AZIONE DI RESPONSABILITÀ DEGLI AMMINISTRATORI ESPERITA DAI CREDITORI: LA PRESCRIZIONE

Come noto l’art. 2949 c.c. prevede, al primo comma, che i diritti che derivano dai rapporti sociali si prescrivono nel termine di cinque anni: al secondo comma, l’articolo in commento prevede che allo stesso termine quinquennale è soggetta l’azione di responsabilità spettante ai creditori sociali verso gli amministratori.

La distinzione tra i due commi dell’art. 2949 c.c. non si incunea nel termine di prescrizione che, in effetti, è pur sempre quinquennale, bensì dal momento di decorrenza del medesimo.

Rimanendo nell’ambito delle azioni di responsabilità degli amministratori, la disposizione di cui al primo comma disciplina la c.d. azione sociale di responsabilità: in tal caso, tale norma, letta in raccordo con quanto dispone l’art. 2941, primo comma, n. 7 c.c., fa decorrere il termine di prescrizione dalla data di cessazione dalla carica di amministratore.

Diversamente da ciò, per giurisprudenza consolidata, il termine di prescrizione di cui al secondo comma dell’art. 2949 c.c., quindi con riferimento all’azione di responsabilità esperita dai creditori sociali, decorre non dal momento in cui l’atto dannoso è stato posto in essere, ma dal momento, normalmente successivo, in cui i creditori hanno potuto avere contezza del danno cagionato dalla mala gestio.

In tali termini si è espresso il Tribunale di Bologna con pronuncia del 1° giugno 2020, come anche la Suprema Corte con pronuncia del 3 marzo 2021, n. 5795.

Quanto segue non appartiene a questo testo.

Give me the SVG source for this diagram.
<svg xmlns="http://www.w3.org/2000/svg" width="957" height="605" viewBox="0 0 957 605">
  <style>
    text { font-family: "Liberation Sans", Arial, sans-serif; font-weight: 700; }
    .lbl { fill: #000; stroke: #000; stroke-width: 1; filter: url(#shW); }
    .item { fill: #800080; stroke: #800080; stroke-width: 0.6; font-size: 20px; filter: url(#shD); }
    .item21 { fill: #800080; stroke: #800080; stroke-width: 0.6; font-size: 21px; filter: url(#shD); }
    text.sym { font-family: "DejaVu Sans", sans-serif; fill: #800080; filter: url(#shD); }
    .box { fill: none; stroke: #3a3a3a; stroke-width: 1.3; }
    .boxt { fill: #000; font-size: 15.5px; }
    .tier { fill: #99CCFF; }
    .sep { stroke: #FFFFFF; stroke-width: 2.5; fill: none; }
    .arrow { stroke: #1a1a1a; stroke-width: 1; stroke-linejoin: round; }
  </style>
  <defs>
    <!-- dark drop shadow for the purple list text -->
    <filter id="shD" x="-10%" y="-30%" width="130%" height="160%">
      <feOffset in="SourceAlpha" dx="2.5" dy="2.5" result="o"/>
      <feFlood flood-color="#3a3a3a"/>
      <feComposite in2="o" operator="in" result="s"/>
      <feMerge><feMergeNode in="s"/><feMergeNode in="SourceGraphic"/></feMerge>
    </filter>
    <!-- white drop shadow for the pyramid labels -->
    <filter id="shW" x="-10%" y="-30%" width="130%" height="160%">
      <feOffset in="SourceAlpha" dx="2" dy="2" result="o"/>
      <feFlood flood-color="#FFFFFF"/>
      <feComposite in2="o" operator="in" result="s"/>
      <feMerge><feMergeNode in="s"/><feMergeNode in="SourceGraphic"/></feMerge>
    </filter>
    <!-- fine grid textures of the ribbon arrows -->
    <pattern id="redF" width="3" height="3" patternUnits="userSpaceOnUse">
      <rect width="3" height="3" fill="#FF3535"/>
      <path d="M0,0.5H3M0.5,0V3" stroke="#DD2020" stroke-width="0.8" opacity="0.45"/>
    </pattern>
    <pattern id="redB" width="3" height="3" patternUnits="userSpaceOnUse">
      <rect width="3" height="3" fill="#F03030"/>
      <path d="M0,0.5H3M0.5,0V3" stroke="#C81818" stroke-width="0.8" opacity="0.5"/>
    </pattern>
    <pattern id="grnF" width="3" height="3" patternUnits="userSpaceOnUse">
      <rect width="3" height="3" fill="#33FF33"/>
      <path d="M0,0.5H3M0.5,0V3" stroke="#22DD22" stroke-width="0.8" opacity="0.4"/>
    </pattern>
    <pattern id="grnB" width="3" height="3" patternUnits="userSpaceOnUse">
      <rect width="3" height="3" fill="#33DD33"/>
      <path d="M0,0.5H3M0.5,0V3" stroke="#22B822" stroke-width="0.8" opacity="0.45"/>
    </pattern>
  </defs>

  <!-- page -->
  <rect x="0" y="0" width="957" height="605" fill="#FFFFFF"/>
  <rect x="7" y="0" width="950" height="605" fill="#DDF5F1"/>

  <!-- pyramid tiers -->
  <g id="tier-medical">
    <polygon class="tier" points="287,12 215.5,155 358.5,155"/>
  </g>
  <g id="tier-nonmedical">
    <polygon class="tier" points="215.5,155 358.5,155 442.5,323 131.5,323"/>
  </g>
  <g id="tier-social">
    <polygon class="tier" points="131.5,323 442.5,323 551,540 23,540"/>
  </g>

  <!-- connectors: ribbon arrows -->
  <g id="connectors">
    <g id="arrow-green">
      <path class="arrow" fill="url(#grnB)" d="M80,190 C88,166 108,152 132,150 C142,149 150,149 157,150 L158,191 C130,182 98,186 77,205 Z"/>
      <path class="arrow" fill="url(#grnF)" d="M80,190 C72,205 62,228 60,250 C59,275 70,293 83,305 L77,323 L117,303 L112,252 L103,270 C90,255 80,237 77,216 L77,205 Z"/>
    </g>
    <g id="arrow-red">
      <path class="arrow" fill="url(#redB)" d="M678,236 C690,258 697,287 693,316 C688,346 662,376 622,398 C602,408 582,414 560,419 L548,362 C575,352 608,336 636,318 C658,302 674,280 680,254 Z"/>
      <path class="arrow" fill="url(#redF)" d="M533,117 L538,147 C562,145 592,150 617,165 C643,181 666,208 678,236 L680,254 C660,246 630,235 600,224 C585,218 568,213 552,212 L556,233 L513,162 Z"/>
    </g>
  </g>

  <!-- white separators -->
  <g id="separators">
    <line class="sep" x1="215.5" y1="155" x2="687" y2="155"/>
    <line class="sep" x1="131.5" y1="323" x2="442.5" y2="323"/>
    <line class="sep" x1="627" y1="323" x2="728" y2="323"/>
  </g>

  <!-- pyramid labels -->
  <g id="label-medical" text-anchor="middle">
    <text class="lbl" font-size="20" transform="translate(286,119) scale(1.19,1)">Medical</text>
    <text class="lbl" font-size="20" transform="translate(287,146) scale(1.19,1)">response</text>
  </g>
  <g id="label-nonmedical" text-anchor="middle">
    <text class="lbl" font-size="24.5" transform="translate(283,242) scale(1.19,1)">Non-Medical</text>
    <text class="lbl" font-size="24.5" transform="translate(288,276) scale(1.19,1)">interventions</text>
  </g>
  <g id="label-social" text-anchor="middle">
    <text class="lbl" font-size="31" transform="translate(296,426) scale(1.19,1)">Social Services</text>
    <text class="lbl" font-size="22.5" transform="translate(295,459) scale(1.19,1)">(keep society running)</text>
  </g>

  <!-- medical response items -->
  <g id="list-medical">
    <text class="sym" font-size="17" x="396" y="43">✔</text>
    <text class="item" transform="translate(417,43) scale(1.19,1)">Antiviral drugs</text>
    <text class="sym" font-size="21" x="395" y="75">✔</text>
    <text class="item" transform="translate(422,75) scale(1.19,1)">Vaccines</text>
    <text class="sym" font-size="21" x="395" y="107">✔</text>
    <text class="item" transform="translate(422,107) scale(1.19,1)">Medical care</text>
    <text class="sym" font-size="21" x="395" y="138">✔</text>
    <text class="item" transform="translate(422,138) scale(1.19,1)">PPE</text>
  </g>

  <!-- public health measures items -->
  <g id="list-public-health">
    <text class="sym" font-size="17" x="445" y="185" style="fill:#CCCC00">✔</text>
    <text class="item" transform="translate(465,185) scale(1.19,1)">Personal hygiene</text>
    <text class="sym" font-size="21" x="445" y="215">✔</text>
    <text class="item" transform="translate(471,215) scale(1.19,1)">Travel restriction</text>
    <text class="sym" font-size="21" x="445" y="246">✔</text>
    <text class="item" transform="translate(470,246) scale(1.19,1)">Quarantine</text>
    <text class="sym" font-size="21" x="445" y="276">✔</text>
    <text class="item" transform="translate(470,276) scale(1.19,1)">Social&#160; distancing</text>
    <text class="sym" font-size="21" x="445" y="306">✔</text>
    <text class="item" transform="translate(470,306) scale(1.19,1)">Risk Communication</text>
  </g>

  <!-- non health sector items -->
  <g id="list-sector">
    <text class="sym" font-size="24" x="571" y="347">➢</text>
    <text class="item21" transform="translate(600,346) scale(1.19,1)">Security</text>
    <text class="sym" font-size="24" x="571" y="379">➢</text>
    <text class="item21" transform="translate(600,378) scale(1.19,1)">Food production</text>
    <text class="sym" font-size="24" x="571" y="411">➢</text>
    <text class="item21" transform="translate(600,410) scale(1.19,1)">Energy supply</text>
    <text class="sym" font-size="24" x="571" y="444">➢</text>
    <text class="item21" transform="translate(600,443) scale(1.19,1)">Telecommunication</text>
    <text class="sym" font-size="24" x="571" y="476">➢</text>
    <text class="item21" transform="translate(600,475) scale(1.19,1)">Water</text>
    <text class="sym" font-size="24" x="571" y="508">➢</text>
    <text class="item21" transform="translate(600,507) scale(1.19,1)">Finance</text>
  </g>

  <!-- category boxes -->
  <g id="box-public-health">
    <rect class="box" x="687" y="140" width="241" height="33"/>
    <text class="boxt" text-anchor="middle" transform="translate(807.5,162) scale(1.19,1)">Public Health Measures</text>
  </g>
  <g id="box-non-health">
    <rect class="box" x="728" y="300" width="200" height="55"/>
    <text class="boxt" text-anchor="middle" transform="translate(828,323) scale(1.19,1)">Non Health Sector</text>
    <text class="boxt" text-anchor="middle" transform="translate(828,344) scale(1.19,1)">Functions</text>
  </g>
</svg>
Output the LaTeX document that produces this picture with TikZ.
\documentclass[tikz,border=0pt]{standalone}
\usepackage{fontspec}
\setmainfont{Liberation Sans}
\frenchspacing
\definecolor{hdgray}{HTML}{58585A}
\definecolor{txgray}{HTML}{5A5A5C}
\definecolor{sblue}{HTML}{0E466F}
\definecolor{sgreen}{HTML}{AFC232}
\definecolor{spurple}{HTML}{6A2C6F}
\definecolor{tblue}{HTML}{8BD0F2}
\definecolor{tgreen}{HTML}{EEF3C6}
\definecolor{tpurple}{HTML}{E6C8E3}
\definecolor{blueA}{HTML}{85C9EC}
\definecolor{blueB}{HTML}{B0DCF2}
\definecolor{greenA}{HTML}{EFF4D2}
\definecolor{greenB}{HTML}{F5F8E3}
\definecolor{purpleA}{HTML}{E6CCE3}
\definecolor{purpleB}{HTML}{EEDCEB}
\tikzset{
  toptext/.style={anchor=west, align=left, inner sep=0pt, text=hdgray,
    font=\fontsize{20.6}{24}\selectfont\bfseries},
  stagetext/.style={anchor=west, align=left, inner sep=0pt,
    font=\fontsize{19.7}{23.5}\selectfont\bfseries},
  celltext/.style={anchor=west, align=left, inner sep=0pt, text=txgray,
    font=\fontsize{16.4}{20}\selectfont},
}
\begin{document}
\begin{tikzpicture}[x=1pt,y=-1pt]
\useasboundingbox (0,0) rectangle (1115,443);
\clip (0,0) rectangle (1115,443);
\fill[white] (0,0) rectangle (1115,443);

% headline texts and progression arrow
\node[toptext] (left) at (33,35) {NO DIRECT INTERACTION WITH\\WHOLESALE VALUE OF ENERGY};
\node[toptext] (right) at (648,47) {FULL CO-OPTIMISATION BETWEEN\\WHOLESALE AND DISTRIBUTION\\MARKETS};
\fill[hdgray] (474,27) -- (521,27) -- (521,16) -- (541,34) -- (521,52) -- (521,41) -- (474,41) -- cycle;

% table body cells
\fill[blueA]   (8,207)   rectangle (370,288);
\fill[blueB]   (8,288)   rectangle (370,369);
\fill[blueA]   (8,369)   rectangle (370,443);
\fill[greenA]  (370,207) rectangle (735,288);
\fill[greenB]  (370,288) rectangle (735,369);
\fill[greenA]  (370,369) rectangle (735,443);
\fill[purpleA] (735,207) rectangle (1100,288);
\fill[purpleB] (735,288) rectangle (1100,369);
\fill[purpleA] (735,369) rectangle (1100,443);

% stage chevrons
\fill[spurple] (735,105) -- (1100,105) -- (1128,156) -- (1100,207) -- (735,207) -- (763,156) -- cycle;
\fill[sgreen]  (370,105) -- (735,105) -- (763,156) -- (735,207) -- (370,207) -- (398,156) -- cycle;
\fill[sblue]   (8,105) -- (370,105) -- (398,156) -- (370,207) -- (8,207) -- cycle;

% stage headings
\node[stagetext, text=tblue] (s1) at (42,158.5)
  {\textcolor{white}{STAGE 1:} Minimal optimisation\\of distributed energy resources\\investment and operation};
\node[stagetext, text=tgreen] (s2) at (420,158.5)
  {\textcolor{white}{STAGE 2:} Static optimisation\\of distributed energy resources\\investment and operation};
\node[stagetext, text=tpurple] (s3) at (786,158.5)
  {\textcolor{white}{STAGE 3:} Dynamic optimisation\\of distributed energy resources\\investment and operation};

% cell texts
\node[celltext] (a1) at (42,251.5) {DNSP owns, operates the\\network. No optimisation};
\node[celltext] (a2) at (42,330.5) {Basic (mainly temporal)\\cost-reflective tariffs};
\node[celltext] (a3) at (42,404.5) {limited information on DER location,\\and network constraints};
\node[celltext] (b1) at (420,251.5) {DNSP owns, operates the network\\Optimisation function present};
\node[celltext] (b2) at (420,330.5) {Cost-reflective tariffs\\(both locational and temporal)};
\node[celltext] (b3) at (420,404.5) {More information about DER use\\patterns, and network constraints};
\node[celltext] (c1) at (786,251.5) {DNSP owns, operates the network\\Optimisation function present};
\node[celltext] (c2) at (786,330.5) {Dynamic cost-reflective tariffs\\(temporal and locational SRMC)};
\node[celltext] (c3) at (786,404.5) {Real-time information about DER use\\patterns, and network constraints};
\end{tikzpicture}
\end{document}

In tale filone si innesta, in continuità, la recentissima pronuncia della Corte di Cassazione n. 3552 del 6 febbraio 2023, la quale suscita interesse in ordine alla sussistenza di una presunzione circa la percepibilità del danno subito dai creditori sociali che coincide con il momento della dichiarazione di fallimento (ovvero dell’apertura della procedura di liquidazione giudiziale): in tali termini, è onere dell’amministratore provare eventualmente l’anteriorità della decorrenza del termine di prescrizione, vale a dire l’eventuale precedente momento di incapienza patrimoniale. La Suprema Corte ha in effetti stabilito che “l’azione di responsabilità nei confronti degli amministratori ex art. 2394 c.c., esercitata dal curatore fallimentare a norma dell’art. 146 l. fall., è soggetta a prescrizione quinquennale che decorre dal momento dell’oggettiva percepibilità, da parte dei creditori, dell’insufficienza dell’attivo a soddisfare i debiti; pertanto, in ragione dell’onerosità della prova gravante sul curatore, sussiste una presunzione “iuris tantum” di coincidenza tra il “dies a quo” di decorrenza della prescrizione e la dichiarazione di fallimento, ricadendo sull’amministratore la prova contraria della diversa data, anteriore, di insorgenza e percepibilità dello stato di incapienza patrimoniale, con la deduzione di fatti sintomatici di assoluta evidenza, la cui valutazione spetta al giudice di merito ed è insindacabile in sede di legittimità, se non nei limiti di cui all’art. 360, primo comma, n. 5, c.p.c.”.